Where does the therapy take place?
I am located in Kings Heath, approximately one mile south of the High Street, in a very quiet and private ground floor room. There is ample parking outside and the no. 50 bus is a short walk away.
What happens in the first session?
The first session is an opportunity for me to hear a little about why you think psychotherapy might be suitable for you. It is also about you meeting me and seeing whether I might be someone you feel comfortable working with.
How long is each session?
The initial consultation lasts between 50 minutes and 1hr 15 minutes. After that, each session lasts 50 minutes and will take place at the same time each week.
Is it one session per week?
Sessions often begin at a frequency of one per week but it is also possible to meet more frequently if that is found to be helpful.
How much does it cost?
My fee for the first consultation is £65. After that, the cost is £60 per session. I occasionally have reduced-fee places available for those unable to meet the full cost. My fees are reviewed annually.
How much therapy will I need?
This is not something that can be known for certain at the beginning of treatment. Therapy can last for 6-12 months, especially if there is a specific issue to be worked through but, equally, it can continue for a number of years.
Is it confidential?
Yes. It is of utmost importance that the work adheres to clear boundaries and ethical guidelines.
I have had some counselling/therapy before. Does that matter?
Not at all. It will be interesting to hear of any previous experiences you have had and to think about how they have impacted on your decision to explore further therapy.
Am I too old to start??!
Absolutely not! People often find themselves in therapy at whatever time is ‘right’ for them. It is never too late to explore your life and to think about ways of living in a fuller and more satisfying way.
How is ‘psychotherapy’ different to ‘counselling’?
Very broadly speaking, counselling tends to focus on issues which are at the forefront of your mind without attempting to understand too fully where those issues may have come from, and will usually be short-term work. Psychotherapy offers you the opportunity to explore yourself in more depth; to take your time so that you are able to notice whether there are patterns within you that may have been repeating throughout your life, from your childhood onwards, without you really knowing it. Whether you need counselling or psychotherapy is never a black-and-white issue and it is possible to move from one approach to the other depending on your circumstances.
‘Analysis’ sounds a bit scary. Will I be pulled apart?!?

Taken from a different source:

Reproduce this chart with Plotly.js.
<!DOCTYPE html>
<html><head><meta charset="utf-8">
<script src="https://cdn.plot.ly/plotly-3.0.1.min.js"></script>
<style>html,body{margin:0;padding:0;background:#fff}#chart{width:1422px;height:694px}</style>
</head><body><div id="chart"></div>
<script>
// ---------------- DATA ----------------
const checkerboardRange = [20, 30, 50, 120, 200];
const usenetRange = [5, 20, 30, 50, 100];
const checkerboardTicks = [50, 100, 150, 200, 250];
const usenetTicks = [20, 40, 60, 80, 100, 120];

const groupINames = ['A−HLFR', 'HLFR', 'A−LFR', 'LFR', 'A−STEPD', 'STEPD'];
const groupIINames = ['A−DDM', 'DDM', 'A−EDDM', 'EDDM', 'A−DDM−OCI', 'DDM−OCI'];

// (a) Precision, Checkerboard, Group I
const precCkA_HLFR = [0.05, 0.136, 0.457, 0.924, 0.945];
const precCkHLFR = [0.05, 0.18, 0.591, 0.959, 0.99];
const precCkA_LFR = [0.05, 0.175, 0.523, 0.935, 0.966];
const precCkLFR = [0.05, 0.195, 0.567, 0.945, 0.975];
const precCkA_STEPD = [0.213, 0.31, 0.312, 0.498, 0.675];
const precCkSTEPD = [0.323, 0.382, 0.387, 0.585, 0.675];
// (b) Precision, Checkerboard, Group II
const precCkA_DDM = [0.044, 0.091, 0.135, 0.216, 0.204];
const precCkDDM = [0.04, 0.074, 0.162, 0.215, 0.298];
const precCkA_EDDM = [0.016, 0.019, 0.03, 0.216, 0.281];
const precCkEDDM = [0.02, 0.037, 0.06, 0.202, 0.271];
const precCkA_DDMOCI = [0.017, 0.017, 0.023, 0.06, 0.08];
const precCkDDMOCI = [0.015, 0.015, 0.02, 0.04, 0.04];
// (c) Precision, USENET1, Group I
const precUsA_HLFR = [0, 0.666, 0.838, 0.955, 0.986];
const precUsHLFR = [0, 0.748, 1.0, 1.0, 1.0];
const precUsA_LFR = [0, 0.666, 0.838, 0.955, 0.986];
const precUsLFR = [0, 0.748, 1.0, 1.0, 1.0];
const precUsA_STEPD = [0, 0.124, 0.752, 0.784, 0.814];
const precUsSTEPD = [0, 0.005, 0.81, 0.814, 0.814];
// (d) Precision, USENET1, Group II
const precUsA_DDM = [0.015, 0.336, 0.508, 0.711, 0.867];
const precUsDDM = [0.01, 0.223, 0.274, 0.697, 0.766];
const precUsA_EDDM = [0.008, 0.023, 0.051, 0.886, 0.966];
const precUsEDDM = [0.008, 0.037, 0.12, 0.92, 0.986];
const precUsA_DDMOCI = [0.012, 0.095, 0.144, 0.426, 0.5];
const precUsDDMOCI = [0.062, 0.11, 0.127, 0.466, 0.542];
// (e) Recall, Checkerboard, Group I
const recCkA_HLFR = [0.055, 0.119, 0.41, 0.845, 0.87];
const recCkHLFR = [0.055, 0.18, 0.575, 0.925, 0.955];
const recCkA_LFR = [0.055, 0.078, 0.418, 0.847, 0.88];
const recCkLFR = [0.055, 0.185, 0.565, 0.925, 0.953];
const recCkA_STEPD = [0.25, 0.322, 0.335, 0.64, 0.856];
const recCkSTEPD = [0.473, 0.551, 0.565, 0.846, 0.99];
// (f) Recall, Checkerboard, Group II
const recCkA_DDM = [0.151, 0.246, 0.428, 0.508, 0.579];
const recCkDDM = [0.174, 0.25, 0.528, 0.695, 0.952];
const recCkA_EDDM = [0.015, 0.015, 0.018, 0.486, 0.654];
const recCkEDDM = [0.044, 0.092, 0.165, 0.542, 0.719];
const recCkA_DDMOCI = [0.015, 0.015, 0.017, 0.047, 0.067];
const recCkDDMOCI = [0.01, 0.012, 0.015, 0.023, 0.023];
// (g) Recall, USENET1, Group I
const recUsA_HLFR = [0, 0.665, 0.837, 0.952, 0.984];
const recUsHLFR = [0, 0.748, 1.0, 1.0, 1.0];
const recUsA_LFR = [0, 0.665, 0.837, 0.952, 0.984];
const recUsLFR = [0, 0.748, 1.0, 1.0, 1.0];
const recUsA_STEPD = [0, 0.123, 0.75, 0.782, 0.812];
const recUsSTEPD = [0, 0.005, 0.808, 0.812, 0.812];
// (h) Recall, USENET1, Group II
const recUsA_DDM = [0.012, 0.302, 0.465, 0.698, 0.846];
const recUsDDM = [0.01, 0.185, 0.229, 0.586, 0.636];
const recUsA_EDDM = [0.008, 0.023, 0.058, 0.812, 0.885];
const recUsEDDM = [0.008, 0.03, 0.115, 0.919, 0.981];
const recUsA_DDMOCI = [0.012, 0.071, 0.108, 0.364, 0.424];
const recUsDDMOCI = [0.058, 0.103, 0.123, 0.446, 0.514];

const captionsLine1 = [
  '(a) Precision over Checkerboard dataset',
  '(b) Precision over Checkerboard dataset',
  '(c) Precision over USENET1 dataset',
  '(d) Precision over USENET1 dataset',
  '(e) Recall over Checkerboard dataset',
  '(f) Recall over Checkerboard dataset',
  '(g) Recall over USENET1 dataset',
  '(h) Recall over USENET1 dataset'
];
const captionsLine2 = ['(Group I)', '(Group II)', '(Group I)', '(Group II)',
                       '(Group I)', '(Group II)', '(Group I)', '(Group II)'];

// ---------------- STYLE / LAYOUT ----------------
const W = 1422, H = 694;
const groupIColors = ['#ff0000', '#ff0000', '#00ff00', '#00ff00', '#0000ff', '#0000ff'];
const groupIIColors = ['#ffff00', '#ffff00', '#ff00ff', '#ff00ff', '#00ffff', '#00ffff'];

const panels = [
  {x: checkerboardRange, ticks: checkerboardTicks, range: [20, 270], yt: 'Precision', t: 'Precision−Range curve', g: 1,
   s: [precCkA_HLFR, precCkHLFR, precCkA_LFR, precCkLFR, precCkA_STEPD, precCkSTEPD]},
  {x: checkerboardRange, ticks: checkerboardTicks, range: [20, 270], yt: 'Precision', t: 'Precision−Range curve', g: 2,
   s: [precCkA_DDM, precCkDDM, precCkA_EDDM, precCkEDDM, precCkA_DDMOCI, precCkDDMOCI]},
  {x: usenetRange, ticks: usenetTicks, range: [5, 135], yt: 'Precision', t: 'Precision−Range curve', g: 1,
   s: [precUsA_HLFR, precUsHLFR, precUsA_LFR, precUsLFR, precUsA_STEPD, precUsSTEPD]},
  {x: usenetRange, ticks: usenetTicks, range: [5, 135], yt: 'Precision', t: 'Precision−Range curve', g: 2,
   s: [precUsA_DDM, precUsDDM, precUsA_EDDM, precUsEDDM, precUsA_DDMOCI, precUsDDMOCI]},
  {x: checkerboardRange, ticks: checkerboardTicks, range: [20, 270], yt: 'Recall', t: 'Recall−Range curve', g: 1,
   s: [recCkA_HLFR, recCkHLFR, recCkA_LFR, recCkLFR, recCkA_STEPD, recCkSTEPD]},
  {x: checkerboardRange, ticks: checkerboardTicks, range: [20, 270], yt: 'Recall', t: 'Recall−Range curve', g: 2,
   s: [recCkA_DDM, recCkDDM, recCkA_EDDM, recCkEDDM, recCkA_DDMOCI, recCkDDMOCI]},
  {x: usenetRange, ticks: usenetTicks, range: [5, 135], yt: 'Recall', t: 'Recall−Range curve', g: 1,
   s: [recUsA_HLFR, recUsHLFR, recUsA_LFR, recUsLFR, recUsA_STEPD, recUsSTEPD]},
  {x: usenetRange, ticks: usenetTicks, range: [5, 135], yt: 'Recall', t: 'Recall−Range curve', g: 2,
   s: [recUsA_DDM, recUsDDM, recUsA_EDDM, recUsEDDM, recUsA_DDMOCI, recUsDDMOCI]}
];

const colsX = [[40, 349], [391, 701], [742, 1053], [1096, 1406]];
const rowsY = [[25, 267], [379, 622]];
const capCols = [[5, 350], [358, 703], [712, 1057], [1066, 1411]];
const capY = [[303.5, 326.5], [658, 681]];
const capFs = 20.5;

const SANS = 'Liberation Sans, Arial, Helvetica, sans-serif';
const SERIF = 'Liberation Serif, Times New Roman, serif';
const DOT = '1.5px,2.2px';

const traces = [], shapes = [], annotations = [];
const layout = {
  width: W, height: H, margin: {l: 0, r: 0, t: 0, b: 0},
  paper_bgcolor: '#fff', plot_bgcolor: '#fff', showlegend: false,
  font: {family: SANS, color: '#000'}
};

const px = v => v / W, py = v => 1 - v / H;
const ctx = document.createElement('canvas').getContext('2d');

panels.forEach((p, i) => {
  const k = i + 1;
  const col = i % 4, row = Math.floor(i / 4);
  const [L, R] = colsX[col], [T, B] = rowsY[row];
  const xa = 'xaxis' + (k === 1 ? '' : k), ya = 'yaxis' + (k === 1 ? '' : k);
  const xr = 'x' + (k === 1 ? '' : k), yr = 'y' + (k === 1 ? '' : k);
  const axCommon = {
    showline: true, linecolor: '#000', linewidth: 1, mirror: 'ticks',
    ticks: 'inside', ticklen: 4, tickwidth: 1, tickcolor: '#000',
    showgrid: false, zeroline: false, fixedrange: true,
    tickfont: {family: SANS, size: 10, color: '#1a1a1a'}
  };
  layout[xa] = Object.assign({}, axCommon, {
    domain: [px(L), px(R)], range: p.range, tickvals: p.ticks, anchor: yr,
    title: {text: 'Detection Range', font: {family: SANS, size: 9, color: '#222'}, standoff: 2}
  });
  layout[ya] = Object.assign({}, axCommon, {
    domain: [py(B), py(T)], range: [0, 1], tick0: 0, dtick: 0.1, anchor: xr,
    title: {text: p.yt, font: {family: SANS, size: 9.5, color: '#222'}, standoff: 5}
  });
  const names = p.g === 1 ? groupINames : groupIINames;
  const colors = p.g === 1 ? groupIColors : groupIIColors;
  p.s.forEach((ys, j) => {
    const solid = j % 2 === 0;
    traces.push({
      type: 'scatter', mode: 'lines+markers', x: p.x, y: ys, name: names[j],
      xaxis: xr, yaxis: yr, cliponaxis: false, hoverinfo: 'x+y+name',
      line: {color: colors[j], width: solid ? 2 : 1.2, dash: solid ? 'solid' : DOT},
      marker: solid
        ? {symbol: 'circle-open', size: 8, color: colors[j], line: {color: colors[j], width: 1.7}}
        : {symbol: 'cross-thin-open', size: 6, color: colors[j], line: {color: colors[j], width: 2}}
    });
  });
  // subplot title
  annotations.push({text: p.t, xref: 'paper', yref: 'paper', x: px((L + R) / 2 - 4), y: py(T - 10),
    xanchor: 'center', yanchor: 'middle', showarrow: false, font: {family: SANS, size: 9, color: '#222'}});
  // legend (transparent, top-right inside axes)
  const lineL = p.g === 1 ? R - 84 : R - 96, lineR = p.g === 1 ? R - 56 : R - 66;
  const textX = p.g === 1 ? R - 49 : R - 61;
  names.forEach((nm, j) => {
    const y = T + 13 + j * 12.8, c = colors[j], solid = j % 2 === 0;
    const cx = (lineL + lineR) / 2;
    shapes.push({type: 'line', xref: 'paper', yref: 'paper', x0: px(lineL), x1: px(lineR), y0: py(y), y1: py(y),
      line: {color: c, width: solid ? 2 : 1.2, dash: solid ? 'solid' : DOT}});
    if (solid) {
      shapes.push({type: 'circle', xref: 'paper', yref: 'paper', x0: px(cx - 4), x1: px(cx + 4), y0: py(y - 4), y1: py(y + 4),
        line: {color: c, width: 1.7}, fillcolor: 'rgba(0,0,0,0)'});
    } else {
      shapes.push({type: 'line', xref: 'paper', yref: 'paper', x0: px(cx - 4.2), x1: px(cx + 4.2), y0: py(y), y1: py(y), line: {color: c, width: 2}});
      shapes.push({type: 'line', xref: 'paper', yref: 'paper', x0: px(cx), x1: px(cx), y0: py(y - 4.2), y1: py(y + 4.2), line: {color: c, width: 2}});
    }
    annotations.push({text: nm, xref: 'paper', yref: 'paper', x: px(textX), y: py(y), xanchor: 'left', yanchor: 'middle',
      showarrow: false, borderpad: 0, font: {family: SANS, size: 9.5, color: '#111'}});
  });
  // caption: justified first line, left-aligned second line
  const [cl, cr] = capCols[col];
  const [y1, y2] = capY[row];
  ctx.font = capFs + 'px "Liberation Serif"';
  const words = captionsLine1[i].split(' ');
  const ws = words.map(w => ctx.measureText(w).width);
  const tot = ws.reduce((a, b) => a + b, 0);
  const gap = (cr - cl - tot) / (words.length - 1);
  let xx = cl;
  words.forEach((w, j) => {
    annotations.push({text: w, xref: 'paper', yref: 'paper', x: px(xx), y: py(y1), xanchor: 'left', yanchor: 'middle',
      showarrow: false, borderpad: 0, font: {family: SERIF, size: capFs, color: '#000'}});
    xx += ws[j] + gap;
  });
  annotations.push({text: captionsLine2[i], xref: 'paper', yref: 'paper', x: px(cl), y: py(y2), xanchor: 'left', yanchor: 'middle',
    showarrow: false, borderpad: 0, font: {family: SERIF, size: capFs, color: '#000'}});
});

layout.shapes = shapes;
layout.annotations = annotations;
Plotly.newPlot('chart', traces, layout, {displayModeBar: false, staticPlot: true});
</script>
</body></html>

A common misunderstanding of ‘analysis’ is that the therapist’s role is to scrutinise the patient to such an extent that the patient feels totally demoralised. This is absolutely not the intention of analytical psychotherapy. Whilst being in therapy can be challenging, it might be more helpful to think of analysis as putting together the pieces of a jigsaw, painting a picture or making connections between past and present, inner and outer.